Copy the listing below in full and skip every picture.

* DATA SHOWN *
━━━━━━━━━━━━━━━━

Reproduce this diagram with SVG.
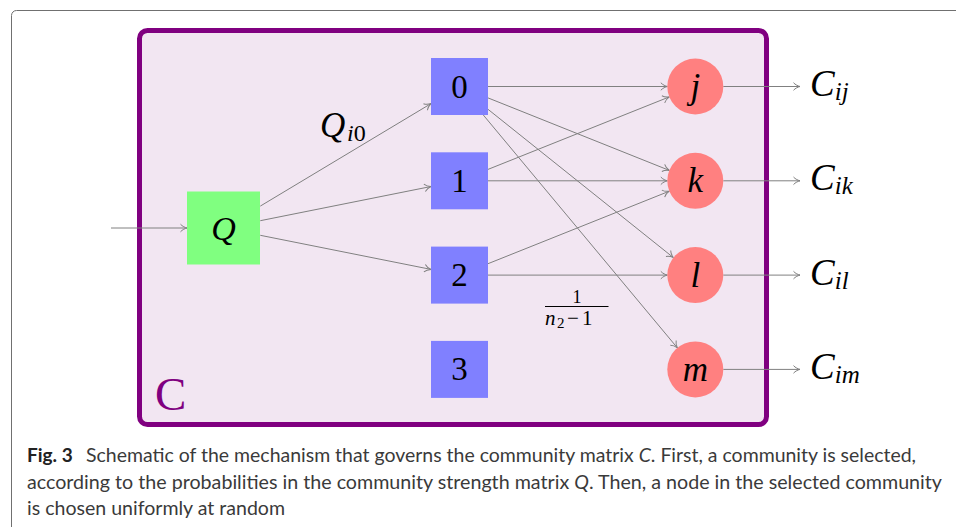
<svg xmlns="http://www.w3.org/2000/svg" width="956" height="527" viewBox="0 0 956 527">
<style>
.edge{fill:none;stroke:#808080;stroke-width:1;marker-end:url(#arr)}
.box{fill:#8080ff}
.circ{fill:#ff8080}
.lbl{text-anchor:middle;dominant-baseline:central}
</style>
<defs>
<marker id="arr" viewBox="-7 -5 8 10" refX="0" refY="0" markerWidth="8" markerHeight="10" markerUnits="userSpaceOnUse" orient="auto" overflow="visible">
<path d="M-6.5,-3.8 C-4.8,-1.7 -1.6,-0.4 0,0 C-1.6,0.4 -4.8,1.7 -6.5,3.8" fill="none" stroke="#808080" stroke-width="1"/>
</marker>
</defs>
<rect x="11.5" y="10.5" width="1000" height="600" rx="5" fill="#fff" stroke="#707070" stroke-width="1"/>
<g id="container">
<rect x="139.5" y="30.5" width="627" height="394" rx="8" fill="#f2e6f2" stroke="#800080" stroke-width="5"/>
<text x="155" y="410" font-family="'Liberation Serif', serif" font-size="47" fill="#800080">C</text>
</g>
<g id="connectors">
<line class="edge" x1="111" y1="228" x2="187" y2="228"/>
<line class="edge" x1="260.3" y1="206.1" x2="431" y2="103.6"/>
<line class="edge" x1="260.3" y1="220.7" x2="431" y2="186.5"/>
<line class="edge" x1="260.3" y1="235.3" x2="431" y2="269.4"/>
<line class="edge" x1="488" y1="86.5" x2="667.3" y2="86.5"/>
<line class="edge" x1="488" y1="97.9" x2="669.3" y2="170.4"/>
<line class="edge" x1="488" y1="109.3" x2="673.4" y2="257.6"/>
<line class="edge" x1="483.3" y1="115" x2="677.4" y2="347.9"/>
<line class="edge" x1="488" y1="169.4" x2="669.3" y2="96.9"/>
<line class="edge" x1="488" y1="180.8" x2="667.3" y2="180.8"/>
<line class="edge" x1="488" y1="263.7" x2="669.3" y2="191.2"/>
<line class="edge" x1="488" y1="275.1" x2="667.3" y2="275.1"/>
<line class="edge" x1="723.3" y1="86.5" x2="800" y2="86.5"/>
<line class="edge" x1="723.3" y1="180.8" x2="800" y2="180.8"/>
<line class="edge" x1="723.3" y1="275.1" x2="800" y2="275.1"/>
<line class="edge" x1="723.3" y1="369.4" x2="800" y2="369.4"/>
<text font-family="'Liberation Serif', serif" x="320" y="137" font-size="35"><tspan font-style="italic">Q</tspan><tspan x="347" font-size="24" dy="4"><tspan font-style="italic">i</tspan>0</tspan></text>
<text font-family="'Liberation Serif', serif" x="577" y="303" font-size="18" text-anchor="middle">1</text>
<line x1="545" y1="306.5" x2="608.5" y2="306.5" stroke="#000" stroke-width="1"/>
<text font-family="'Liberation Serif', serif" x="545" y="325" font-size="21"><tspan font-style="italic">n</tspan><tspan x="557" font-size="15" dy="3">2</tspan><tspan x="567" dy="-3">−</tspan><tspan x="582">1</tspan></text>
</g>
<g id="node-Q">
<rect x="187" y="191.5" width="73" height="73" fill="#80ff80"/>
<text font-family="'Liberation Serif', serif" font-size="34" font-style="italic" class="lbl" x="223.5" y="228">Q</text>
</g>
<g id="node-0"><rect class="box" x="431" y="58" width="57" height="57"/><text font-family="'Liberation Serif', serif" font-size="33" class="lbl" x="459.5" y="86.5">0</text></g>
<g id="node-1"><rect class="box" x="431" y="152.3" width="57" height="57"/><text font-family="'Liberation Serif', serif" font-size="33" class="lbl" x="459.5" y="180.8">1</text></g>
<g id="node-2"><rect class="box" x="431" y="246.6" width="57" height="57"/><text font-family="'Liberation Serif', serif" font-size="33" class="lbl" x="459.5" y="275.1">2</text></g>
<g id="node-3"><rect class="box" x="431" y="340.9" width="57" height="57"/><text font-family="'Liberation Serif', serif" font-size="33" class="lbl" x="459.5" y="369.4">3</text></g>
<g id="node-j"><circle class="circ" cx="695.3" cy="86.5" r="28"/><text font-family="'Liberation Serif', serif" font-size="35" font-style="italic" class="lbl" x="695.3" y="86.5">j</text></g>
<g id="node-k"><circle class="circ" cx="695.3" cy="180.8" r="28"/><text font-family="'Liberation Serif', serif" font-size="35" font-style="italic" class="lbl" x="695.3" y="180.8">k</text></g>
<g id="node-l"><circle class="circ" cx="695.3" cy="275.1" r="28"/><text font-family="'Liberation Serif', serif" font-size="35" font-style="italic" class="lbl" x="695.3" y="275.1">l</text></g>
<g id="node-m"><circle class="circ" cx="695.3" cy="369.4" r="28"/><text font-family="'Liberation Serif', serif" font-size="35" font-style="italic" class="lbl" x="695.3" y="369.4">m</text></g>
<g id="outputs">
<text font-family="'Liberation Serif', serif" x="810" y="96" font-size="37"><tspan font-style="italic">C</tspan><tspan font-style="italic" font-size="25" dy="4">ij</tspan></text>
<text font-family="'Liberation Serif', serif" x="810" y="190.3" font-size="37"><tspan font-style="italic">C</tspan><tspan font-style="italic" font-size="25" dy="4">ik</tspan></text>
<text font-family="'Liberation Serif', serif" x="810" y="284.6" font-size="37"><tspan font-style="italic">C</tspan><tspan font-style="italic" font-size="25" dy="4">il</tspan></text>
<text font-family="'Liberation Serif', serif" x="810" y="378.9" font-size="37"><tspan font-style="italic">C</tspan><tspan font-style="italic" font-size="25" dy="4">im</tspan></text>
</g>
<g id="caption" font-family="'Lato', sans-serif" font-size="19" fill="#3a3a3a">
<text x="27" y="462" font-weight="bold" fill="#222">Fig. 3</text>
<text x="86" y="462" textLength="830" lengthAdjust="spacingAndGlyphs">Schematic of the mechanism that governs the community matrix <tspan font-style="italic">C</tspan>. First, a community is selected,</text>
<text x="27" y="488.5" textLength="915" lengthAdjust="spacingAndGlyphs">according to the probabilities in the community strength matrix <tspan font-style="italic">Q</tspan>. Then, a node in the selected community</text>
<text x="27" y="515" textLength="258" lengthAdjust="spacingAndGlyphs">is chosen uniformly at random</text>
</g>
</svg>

━━━━━━━━━━━━━━━━

* ANSWER FOR THE TASK *
Reproduce this diagram with SVG.
<svg xmlns="http://www.w3.org/2000/svg" width="956" height="527" viewBox="0 0 956 527">
<style>
.edge{fill:none;stroke:#808080;stroke-width:1;marker-end:url(#arr)}
.box{fill:#8080ff}
.circ{fill:#ff8080}
.lbl{text-anchor:middle;dominant-baseline:central}
</style>
<defs>
<marker id="arr" viewBox="-7 -5 8 10" refX="0" refY="0" markerWidth="8" markerHeight="10" markerUnits="userSpaceOnUse" orient="auto" overflow="visible">
<path d="M-6.5,-3.8 C-4.8,-1.7 -1.6,-0.4 0,0 C-1.6,0.4 -4.8,1.7 -6.5,3.8" fill="none" stroke="#808080" stroke-width="1"/>
</marker>
</defs>
<rect x="11.5" y="10.5" width="1000" height="600" rx="5" fill="#fff" stroke="#707070" stroke-width="1"/>
<g id="container">
<rect x="139.5" y="30.5" width="627" height="394" rx="8" fill="#f2e6f2" stroke="#800080" stroke-width="5"/>
<text x="155" y="410" font-family="'Liberation Serif', serif" font-size="47" fill="#800080">C</text>
</g>
<g id="connectors">
<line class="edge" x1="111" y1="228" x2="187" y2="228"/>
<line class="edge" x1="260.3" y1="206.1" x2="431" y2="103.6"/>
<line class="edge" x1="260.3" y1="220.7" x2="431" y2="186.5"/>
<line class="edge" x1="260.3" y1="235.3" x2="431" y2="269.4"/>
<line class="edge" x1="488" y1="86.5" x2="667.3" y2="86.5"/>
<line class="edge" x1="488" y1="97.9" x2="669.3" y2="170.4"/>
<line class="edge" x1="488" y1="109.3" x2="673.4" y2="257.6"/>
<line class="edge" x1="483.3" y1="115" x2="677.4" y2="347.9"/>
<line class="edge" x1="488" y1="169.4" x2="669.3" y2="96.9"/>
<line class="edge" x1="488" y1="180.8" x2="667.3" y2="180.8"/>
<line class="edge" x1="488" y1="263.7" x2="669.3" y2="191.2"/>
<line class="edge" x1="488" y1="275.1" x2="667.3" y2="275.1"/>
<line class="edge" x1="723.3" y1="86.5" x2="800" y2="86.5"/>
<line class="edge" x1="723.3" y1="180.8" x2="800" y2="180.8"/>
<line class="edge" x1="723.3" y1="275.1" x2="800" y2="275.1"/>
<line class="edge" x1="723.3" y1="369.4" x2="800" y2="369.4"/>
<text font-family="'Liberation Serif', serif" x="320" y="137" font-size="35"><tspan font-style="italic">Q</tspan><tspan x="347" font-size="24" dy="4"><tspan font-style="italic">i</tspan>0</tspan></text>
<text font-family="'Liberation Serif', serif" x="577" y="303" font-size="18" text-anchor="middle">1</text>
<line x1="545" y1="306.5" x2="608.5" y2="306.5" stroke="#000" stroke-width="1"/>
<text font-family="'Liberation Serif', serif" x="545" y="325" font-size="21"><tspan font-style="italic">n</tspan><tspan x="557" font-size="15" dy="3">2</tspan><tspan x="567" dy="-3">−</tspan><tspan x="582">1</tspan></text>
</g>
<g id="node-Q">
<rect x="187" y="191.5" width="73" height="73" fill="#80ff80"/>
<text font-family="'Liberation Serif', serif" font-size="34" font-style="italic" class="lbl" x="223.5" y="228">Q</text>
</g>
<g id="node-0"><rect class="box" x="431" y="58" width="57" height="57"/><text font-family="'Liberation Serif', serif" font-size="33" class="lbl" x="459.5" y="86.5">0</text></g>
<g id="node-1"><rect class="box" x="431" y="152.3" width="57" height="57"/><text font-family="'Liberation Serif', serif" font-size="33" class="lbl" x="459.5" y="180.8">1</text></g>
<g id="node-2"><rect class="box" x="431" y="246.6" width="57" height="57"/><text font-family="'Liberation Serif', serif" font-size="33" class="lbl" x="459.5" y="275.1">2</text></g>
<g id="node-3"><rect class="box" x="431" y="340.9" width="57" height="57"/><text font-family="'Liberation Serif', serif" font-size="33" class="lbl" x="459.5" y="369.4">3</text></g>
<g id="node-j"><circle class="circ" cx="695.3" cy="86.5" r="28"/><text font-family="'Liberation Serif', serif" font-size="35" font-style="italic" class="lbl" x="695.3" y="86.5">j</text></g>
<g id="node-k"><circle class="circ" cx="695.3" cy="180.8" r="28"/><text font-family="'Liberation Serif', serif" font-size="35" font-style="italic" class="lbl" x="695.3" y="180.8">k</text></g>
<g id="node-l"><circle class="circ" cx="695.3" cy="275.1" r="28"/><text font-family="'Liberation Serif', serif" font-size="35" font-style="italic" class="lbl" x="695.3" y="275.1">l</text></g>
<g id="node-m"><circle class="circ" cx="695.3" cy="369.4" r="28"/><text font-family="'Liberation Serif', serif" font-size="35" font-style="italic" class="lbl" x="695.3" y="369.4">m</text></g>
<g id="outputs">
<text font-family="'Liberation Serif', serif" x="810" y="96" font-size="37"><tspan font-style="italic">C</tspan><tspan font-style="italic" font-size="25" dy="4">ij</tspan></text>
<text font-family="'Liberation Serif', serif" x="810" y="190.3" font-size="37"><tspan font-style="italic">C</tspan><tspan font-style="italic" font-size="25" dy="4">ik</tspan></text>
<text font-family="'Liberation Serif', serif" x="810" y="284.6" font-size="37"><tspan font-style="italic">C</tspan><tspan font-style="italic" font-size="25" dy="4">il</tspan></text>
<text font-family="'Liberation Serif', serif" x="810" y="378.9" font-size="37"><tspan font-style="italic">C</tspan><tspan font-style="italic" font-size="25" dy="4">im</tspan></text>
</g>
<g id="caption" font-family="'Lato', sans-serif" font-size="19" fill="#3a3a3a">
<text x="27" y="462" font-weight="bold" fill="#222">Fig. 3</text>
<text x="86" y="462" textLength="830" lengthAdjust="spacingAndGlyphs">Schematic of the mechanism that governs the community matrix <tspan font-style="italic">C</tspan>. First, a community is selected,</text>
<text x="27" y="488.5" textLength="915" lengthAdjust="spacingAndGlyphs">according to the probabilities in the community strength matrix <tspan font-style="italic">Q</tspan>. Then, a node in the selected community</text>
<text x="27" y="515" textLength="258" lengthAdjust="spacingAndGlyphs">is chosen uniformly at random</text>
</g>
</svg>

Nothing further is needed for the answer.